There's a two-word recipe for holiness, but unfortunately, it's not as easy as it sounds.
“What does it take to be a saint?” The great St. Thomas answered the question with two words:
It sounds so simple. And it is God’s plan for each of us — no matter our station, our politics, our education, no matter our capacity to succeed in this world. We are made, each of us, to be saints.
We only must will it, and that means, willing what He wills.
But the will is a hard thing to bend. Ask any parent who has tried to put a child to bed.
My youngest son spent the last hour illustrating the point.
He’s crafty. He brought a book. Back up the stairs. He brought a drawing. Back up the stairs. He asked for water. Drank it, and back up the stairs. He signed “hug” to me and to his father, putting his arms out wide. Of course we gave in, but then, back up the stairs.
We’d been bribed, guilted and begged.
We had to set our wills (it’s bedtime no matter what) against his will (no matter what, it’s not bedtime).
Obedience did not come easy. It took several more trips up the stairs to make it happen.
And when the struggle finally ended, my husband and I felt … sad.
Sure we’d won the battle, but why did it have to be so hard?

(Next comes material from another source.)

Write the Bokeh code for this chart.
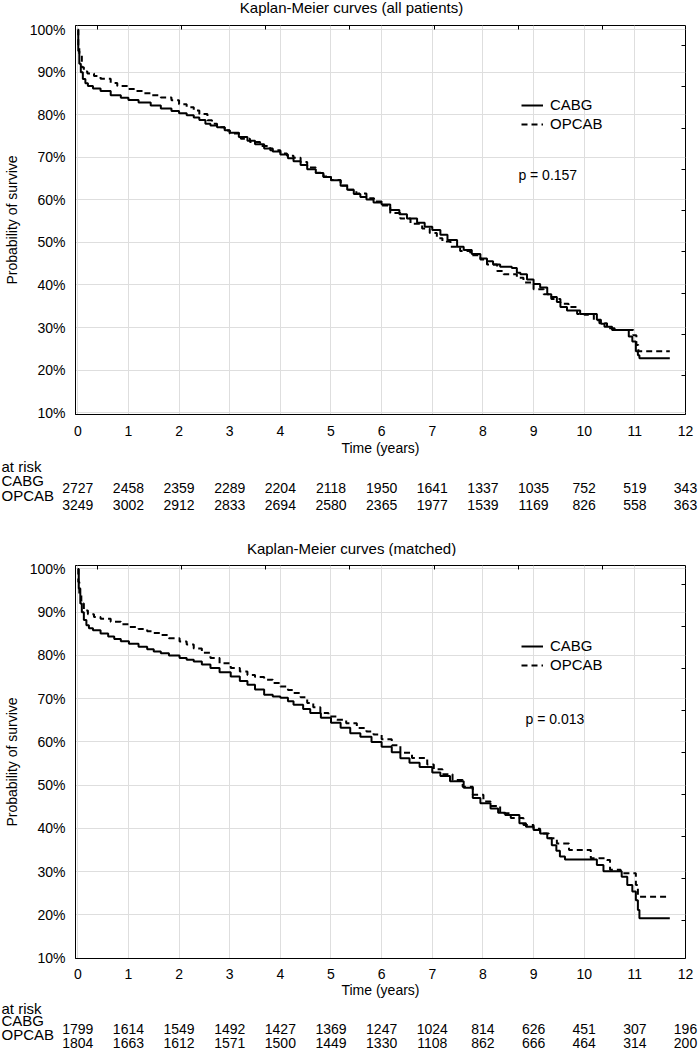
from bokeh.plotting import figure
from bokeh.models import (Range1d, LinearAxis, FixedTicker, PrintfTickFormatter,
                          Legend, LegendItem, Label, ColumnDataSource)
from bokeh.core.properties import value
from bokeh.embed import file_html
from bokeh.resources import INLINE

# ---------------- data ----------------
years = list(range(13))
pct_ticks = list(range(10, 101, 10))
series_names = ["CABG", "OPCAB"]

# Kaplan-Meier curves (all patients)
all_cabg_t = [0, 0.01, 0.03, 0.06, 0.10, 0.15, 0.20, 0.30, 0.45, 0.65, 0.85, 1.00, 1.20, 1.44, 1.64,
              1.85, 2.00, 2.15, 2.29, 2.40, 2.52, 2.62, 2.75, 2.90, 3.00, 3.18, 3.35, 3.50, 3.68, 3.85,
              4.00, 4.15, 4.26, 4.40, 4.53, 4.70, 4.85, 5.00, 5.19, 5.32, 5.45, 5.58, 5.70, 5.84, 6.00,
              6.17, 6.35, 6.50, 6.70, 6.85, 7.00, 7.16, 7.30, 7.49, 7.62, 7.78, 7.95, 8.08, 8.20, 8.34,
              8.57, 8.67, 8.74, 8.87, 9.00, 9.13, 9.27, 9.35, 9.46, 9.53, 9.66, 9.92, 10.25, 10.33, 10.40,
              10.55, 10.88, 10.95, 11.02, 11.06, 11.09, 11.69]
all_cabg_s = [100, 95.0, 92.0, 90.0, 88.4, 87.4, 86.8, 86.2, 85.6, 84.6, 84.0, 83.5, 82.9, 82.2, 81.5,
              80.9, 80.4, 79.9, 79.4, 78.8, 77.9, 77.5, 77.1, 76.4, 75.8, 74.8, 73.9, 73.1, 72.1, 71.4,
              70.7, 69.8, 69.1, 68.2, 67.2, 66.3, 65.4, 64.6, 63.3, 62.4, 61.4, 60.7, 60.1, 59.4, 58.9,
              57.6, 56.6, 55.6, 54.6, 53.7, 52.9, 51.8, 50.6, 49.0, 48.2, 47.3, 46.2, 45.6, 44.8, 44.3,
              44.0, 42.9, 42.5, 41.3, 40.2, 39.4, 37.8, 37.2, 36.0, 34.8, 34.0, 33.2, 31.8, 30.9, 30.2,
              29.4, 27.9, 26.7, 24.4, 23.5, 22.8, 22.8]
all_opcab_t = [0, 0.01, 0.03, 0.08, 0.12, 0.19, 0.32, 0.45, 0.65, 0.78, 1.00, 1.15, 1.31, 1.44, 1.64,
               1.85, 2.00, 2.15, 2.29, 2.40, 2.56, 2.65, 2.75, 2.90, 3.00, 3.22, 3.40, 3.60, 3.80, 4.00,
               4.13, 4.26, 4.40, 4.53, 4.70, 4.85, 5.00, 5.19, 5.35, 5.50, 5.70, 5.85, 6.00, 6.17, 6.37,
               6.57, 6.80, 6.95, 7.09, 7.20, 7.36, 7.55, 7.75, 7.95, 8.08, 8.28, 8.41, 8.67, 8.80, 9.00,
               9.20, 9.35, 9.53, 9.69, 9.86, 10.00, 10.19, 10.30, 10.45, 10.60, 10.97, 11.03, 11.07, 11.69]
all_opcab_s = [100, 96.0, 94.4, 91.2, 90.2, 89.7, 89.1, 88.5, 87.5, 86.8, 86.1, 85.6, 85.1, 84.6, 84.1,
               83.4, 82.5, 81.8, 81.0, 80.2, 78.7, 77.9, 77.1, 76.3, 75.6, 74.4, 73.6, 72.7, 71.7, 70.9,
               70.4, 69.9, 68.9, 67.6, 66.4, 65.5, 64.7, 63.4, 62.4, 61.5, 60.4, 59.6, 58.7, 56.9, 55.6,
               54.4, 53.3, 52.2, 51.0, 50.2, 49.0, 48.0, 47.0, 46.0, 44.8, 43.3, 42.5, 41.7, 40.6, 39.0,
               37.8, 36.7, 35.6, 34.8, 33.2, 33.0, 31.7, 31.0, 29.8, 29.4, 28.2, 25.9, 24.4, 24.4]

# Kaplan-Meier curves (matched)
m_cabg_t = [0, 0.02, 0.05, 0.08, 0.12, 0.17, 0.22, 0.30, 0.45, 0.60, 0.72, 0.85, 1.01, 1.20, 1.37,
            1.50, 1.64, 1.80, 2.01, 2.15, 2.29, 2.45, 2.62, 2.80, 3.02, 3.20, 3.35, 3.50, 3.68, 3.85,
            4.00, 4.15, 4.26, 4.45, 4.59, 4.80, 5.00, 5.19, 5.38, 5.58, 5.80, 6.00, 6.20, 6.37, 6.55,
            6.75, 7.00, 7.16, 7.35, 7.62, 7.80, 7.95, 8.15, 8.30, 8.44, 8.72, 8.85, 9.00, 9.13, 9.27,
            9.36, 9.45, 9.52, 9.62, 10.25, 10.38, 10.74, 10.85, 10.95, 11.02, 11.06, 11.09, 11.69]
m_cabg_s = [100, 95.5, 92.0, 90.0, 88.2, 87.0, 86.3, 85.8, 85.1, 84.4, 83.8, 83.3, 82.7, 82.0, 81.4,
            80.9, 80.5, 80.0, 79.4, 79.0, 78.6, 77.9, 77.1, 76.1, 75.1, 74.1, 73.2, 72.1, 70.9, 70.5,
            70.2, 69.4, 68.6, 67.6, 66.7, 65.6, 64.4, 63.3, 62.0, 61.2, 60.0, 58.9, 57.6, 56.2, 55.2,
            54.2, 52.9, 52.1, 50.9, 49.4, 47.0, 45.8, 44.6, 43.6, 43.1, 41.2, 40.4, 39.6, 38.8, 37.7,
            36.1, 34.8, 33.5, 32.8, 31.5, 30.1, 28.8, 26.9, 25.4, 23.4, 21.1, 19.2, 19.2]
m_opcab_t = [0, 0.01, 0.03, 0.07, 0.12, 0.20, 0.32, 0.45, 0.65, 0.85, 1.01, 1.20, 1.37, 1.50, 1.64,
             1.80, 2.01, 2.15, 2.29, 2.45, 2.62, 2.80, 3.02, 3.20, 3.35, 3.50, 3.68, 3.85, 4.00, 4.15,
             4.26, 4.40, 4.53, 4.65, 4.79, 4.95, 5.12, 5.30, 5.51, 5.70, 5.84, 6.00, 6.20, 6.37, 6.60,
             6.90, 7.03, 7.20, 7.40, 7.60, 7.80, 8.01, 8.15, 8.34, 8.55, 8.80, 9.00, 9.13, 9.30, 9.46,
             9.70, 10.13, 10.45, 10.51, 10.72, 11.02, 11.06, 11.69]
m_opcab_s = [100, 97.0, 94.3, 92.0, 90.4, 89.5, 88.9, 88.5, 87.8, 87.2, 86.6, 86.1, 85.6, 85.2, 84.7,
             84.0, 83.2, 82.5, 81.6, 80.6, 79.4, 78.2, 77.1, 76.3, 75.5, 75.0, 74.4, 73.6, 72.8, 72.0,
             71.3, 70.3, 69.0, 68.0, 66.7, 65.9, 65.1, 64.3, 63.2, 62.4, 61.7, 60.6, 59.2, 57.5, 56.3,
             54.8, 53.7, 52.5, 51.2, 49.6, 47.8, 46.2, 45.2, 43.5, 42.4, 40.8, 39.9, 38.8, 37.7, 36.5,
             35.0, 33.1, 32.7, 30.4, 29.6, 26.9, 24.2, 24.2]

# numbers at risk at each year
all_cabg_risk = [2727, 2458, 2359, 2289, 2204, 2118, 1950, 1641, 1337, 1035, 752, 519, 343]
all_opcab_risk = [3249, 3002, 2912, 2833, 2694, 2580, 2365, 1977, 1539, 1169, 826, 558, 363]
m_cabg_risk = [1799, 1614, 1549, 1492, 1427, 1369, 1247, 1024, 814, 626, 451, 307, 196]
m_opcab_risk = [1804, 1663, 1612, 1571, 1500, 1449, 1330, 1108, 862, 666, 464, 314, 200]

# secondary (unlabelled) tick marks on the top and right frame edges
top_ticks = [0.383, 2.046, 3.709, 5.372, 7.035, 8.698, 10.361]
right_ticks = [96.3, 86.6, 76.9, 67.2, 57.5, 47.8, 38.1, 28.4, 18.7]

# ---------------- style / layout ----------------
FONT = "Liberation Sans"
W = 698
XR = (-0.045, 12.0)
BL, BR = 75, 13
PPY = (W - BL - BR) / (XR[1] - XR[0])
TXR = (XR[0] - BL / PPY, XR[1] + BR / PPY)   # x range of full-width text strips
GRID = "#dedede"


def text_fig(h, xr):
    f = figure(width=W, height=h, x_range=Range1d(*xr), y_range=Range1d(h, 0),
               output_backend="svg", toolbar_location=None, min_border=0,
               x_axis_location=None, y_axis_location=None)
    f.outline_line_color = None
    f.grid.visible = False
    return f


def title_fig(h, y, txt):
    f = text_fig(h, (0, W))
    f.text(x=[351], y=[y], text=[txt], text_align="center", text_baseline="middle",
           text_font=value(FONT), text_font_size="15px", text_color="black")
    return f


def risk_fig(h, rows, r1, r2):
    at_y, l1_y, n1_y, l2_y, n2_y = rows
    f = text_fig(h, TXR)
    f.text(x=[TXR[0] + 1 / PPY] * 3, y=[at_y, l1_y, l2_y], text=["at risk"] + series_names,
           text_align="left", text_baseline="middle", text_font=value(FONT),
           text_font_size="15px", text_color="black")
    for vals, yy in ((r1, n1_y), (r2, n2_y)):
        f.text(x=years, y=[yy] * len(years), text=[str(v) for v in vals], text_align="center",
               text_baseline="middle", text_font=value(FONT), text_font_size="14px",
               text_color="black")
    return f


def chart(t1, s1, t2, s2, yr, frame_h, bottom, lab_so, axl_so, pval, pxy, leg_y):
    top = 9
    p = figure(width=W, height=top + frame_h + bottom, x_range=Range1d(*XR), y_range=Range1d(*yr),
               output_backend="svg", toolbar_location=None,
               min_border_left=BL, min_border_right=BR, min_border_top=top,
               min_border_bottom=bottom,
               x_axis_label="Time (years)", y_axis_label="Probability of survive")
    p.outline_line_color = "black"
    p.outline_line_width = 1
    p.outline_line_alpha = 1

    xa = p.xaxis[0]
    xa.ticker = FixedTicker(ticks=years)
    ya = p.yaxis[0]
    ya.ticker = FixedTicker(ticks=pct_ticks)
    ya.formatter = PrintfTickFormatter(format="%d%%")
    for ax in (xa, ya):
        ax.axis_line_color = "black"
        ax.major_tick_out = 0
        ax.major_tick_in = 0
        ax.minor_tick_in = 0
        ax.minor_tick_out = 0
        ax.major_label_text_font = FONT
        ax.major_label_text_font_size = "14px"
        ax.major_label_text_color = "black"
        ax.axis_label_text_font = FONT
        ax.axis_label_text_font_size = "14px"
        ax.axis_label_text_font_style = "normal"
        ax.axis_label_text_color = "black"
    xa.major_label_standoff = lab_so
    xa.axis_label_standoff = axl_so
    ya.major_label_standoff = 10
    ya.axis_label_standoff = 7

    for loc, tk in (("above", top_ticks), ("right", right_ticks)):
        ax = LinearAxis(ticker=FixedTicker(ticks=tk), major_tick_in=4, major_tick_out=0,
                        minor_tick_in=0, minor_tick_out=0, axis_line_color=None,
                        major_tick_line_color="black", major_label_text_font_size="0px",
                        major_label_standoff=0, major_label_text_color=None)
        p.add_layout(ax, loc)

    p.xgrid.grid_line_color = GRID
    p.ygrid.grid_line_color = GRID

    g1 = p.step(x="t", y="s", source=ColumnDataSource(dict(t=t1, s=s1)), mode="after",
                line_color="black", line_width=2)
    g2 = p.step(x="t", y="s", source=ColumnDataSource(dict(t=t2, s=s2)), mode="after",
                line_color="black", line_width=2, line_dash="6 4")

    legend = Legend(items=[LegendItem(label=series_names[0], renderers=[g1]),
                           LegendItem(label=series_names[1], renderers=[g2])],
                    location=(446, leg_y), label_text_font=FONT, label_text_font_size="15px",
                    label_text_color="black", glyph_width=22, glyph_height=16, label_height=16,
                    label_standoff=7, spacing=2, padding=0, margin=0,
                    border_line_color=None, background_fill_alpha=0)
    p.add_layout(legend)
    p.add_layout(Label(x=pxy[0], y=pxy[1], text=pval, text_font=FONT, text_font_size="14px",
                       text_color="black", text_baseline="middle", text_align="left"))
    return p


# panel 1: page rows 0-16 title, 16-458 chart, 458-512 numbers at risk
t1 = title_fig(16, 7, "Kaplan-Meier curves (all patients)")
c1 = chart(all_cabg_t, all_cabg_s, all_opcab_t, all_opcab_s, (9.55, 101.0), 392, 41, 11, 1,
           "p = 0.157", (8.70, 65.8), 282)
k1 = risk_fig(54, (8, 22, 29, 37, 46), all_cabg_risk, all_opcab_risk)
# panel 2: page rows 512-556 title, 556-1000 chart, 1000-1049 numbers at risk
t2 = title_fig(44, 36, "Kaplan-Meier curves (matched)")
c2 = chart(m_cabg_t, m_cabg_s, m_opcab_t, m_opcab_s, (9.9, 100.8), 395, 40, 10, 0,
           "p = 0.013", (8.84, 65.4), 285)
k2 = risk_fig(49, (8, 20, 28, 34, 42), m_cabg_risk, m_opcab_risk)

with open("out.html", "w") as fh:
    fh.write(file_html([t1, c1, k1, t2, c2, k2], INLINE, title="Kaplan-Meier curves"))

Despite being so young, our son knows the routine, and knows the why of the routine.
But he was struggling, in his own way, with the reality of what St. Paul describes in Romans 7:19:
“For I do not do the good I want, but I do the evil I do not want.”
His battle was a little thing, and yet not so little, because in not going to bed, he disobeyed his mother and father, rebuffed his siblings who tried to help, and ultimately, hurt his own capacity to get ready for school the next day and face all that the day would hold.
If he could harness this will he uses to refuse directions beneficial to him, I wonder what he could do!
It was as I reflected about this that God tapped my heart.
“Are you that different from your son?”
I needed only to look at my own struggles with self-discipline, with my Lenten observances, to see that I’m also resisting what’s good for me … to see that when it comes to sanctity, I do not “will it,” even when I know holiness is how I’ll find happiness, here on earth … and for all eternity.
I have good and bad days. I suspect God tells me over and over again, through the angels and the saints, through the sacraments and the Mass readings, through conversations with people I encounter and every imaginative way He can think of short of a neon sign, to “will it,” to be obedient.
God must sorrow that I struggle so long to get to “thy will be done,” because I’ve clung so hard to what my will “needs” to take care of first, not trusting Him to know what is best.
I went up the stairs to tuck in my son. He’d finally surrendered to sleep.
As I kissed him goodnight, I realized that in fact, God has been sending a neon sign too: and he’s an 8-year-old boy resisting his bedtime.
Taking away the empty cup and tucking him in with his stuffed dinosaur, I felt gratitude, and a bit of shame, that God is even more patient with me in all my distractions than I am with my son in all of his.
Tomorrow, we’ll begin again, and hopefully, we will both set our wills to be more obedient.